A group of 18 Upper School students will transport the audience to 19th-century Germany as they virtually perform the coming-of-age musical Spring Awakening.
The alt-rock musical, with music by Duncan Sheik and lyrics by Steven Sater, is based on the 1891 German play by Frank Wedekind that tells a story of sexual awakening, youth revolt, and self-discovery. The inner emotion of the characters is expressed through song, in a more contemporary style and feeling. The show won eight Tony Awards including Best Musical and has also achieved worldwide success.
The students and performing arts teachers Mark Silence, Stephanie Gregory, and Jenn Segovia have been preparing since December for two performances via Zoom: Friday, March 5 and Saturday March 6 at 7:00 p.m.

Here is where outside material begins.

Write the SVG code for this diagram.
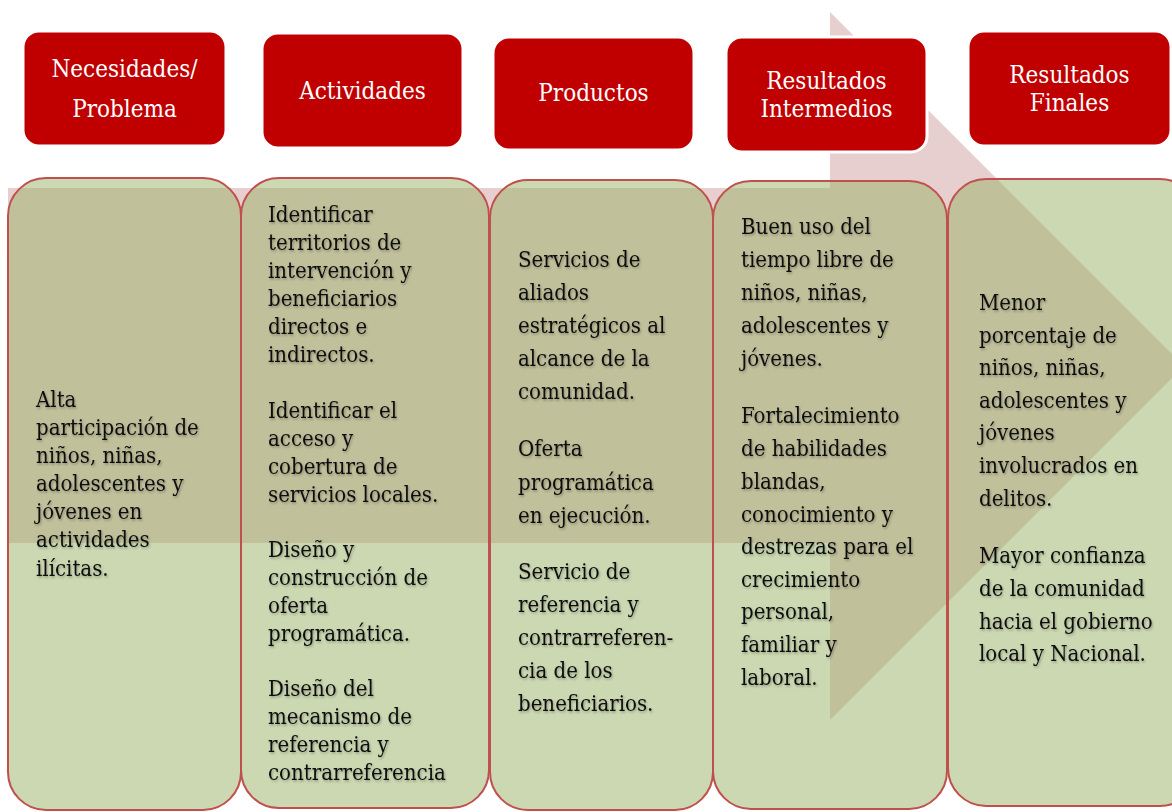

Please be aware that this show is age-appropriate for Upper School students and adults and not suitable for younger students.
"Spring Awakening provides challenging artistic and learning experiences for our theater and music students. The show directly confronts the needs and issues facing young adults," Mr. Silence says. "The musical has both historical significance and contemporary relevance, and is the product of another culture."
"It has not been a 'normal' process by any stretch of the imagination," said Mr. Silence, the show's director. Mr. Silence adds: "Acting and singing to a camera from a chair separated from the other actors by plexiglass is unique, but we had some practice with the Bridges production in the fall. This will be another rewarding experience."
Abi Anderson '21 and Charlotte Alexander '21 agree that preparing for the musical has been a unique experience, fueled by perseverance and teamwork. "This year I learned that there are many different ways to put on a show, and that nothing can prevent creativity. Also, I think our show this year wouldn't have been possible if it weren't for all of us working together," reports Abi.
Charlotte adds: "This entire show process has taught me so much, on and off the stage. I have learned there are solutions to every problem if you put your mind to it, even if it is difficult. I am definitely sad that my last show has to be like this, but I am so grateful that I get to perform at all this year thanks to the performing arts department's great strategies."
The students have collaborated with Mr. Silence to adjust the script, libretto, and score so they can perform the concert and readings live while following the current health protocols.
"I'm impressed by the students' creativity, maturity, and thoughtfulness in tackling the show's themes. They are successfully bringing to life the challenging and sometimes frightening aspects confronting adolescents," concludes Mr. Silence.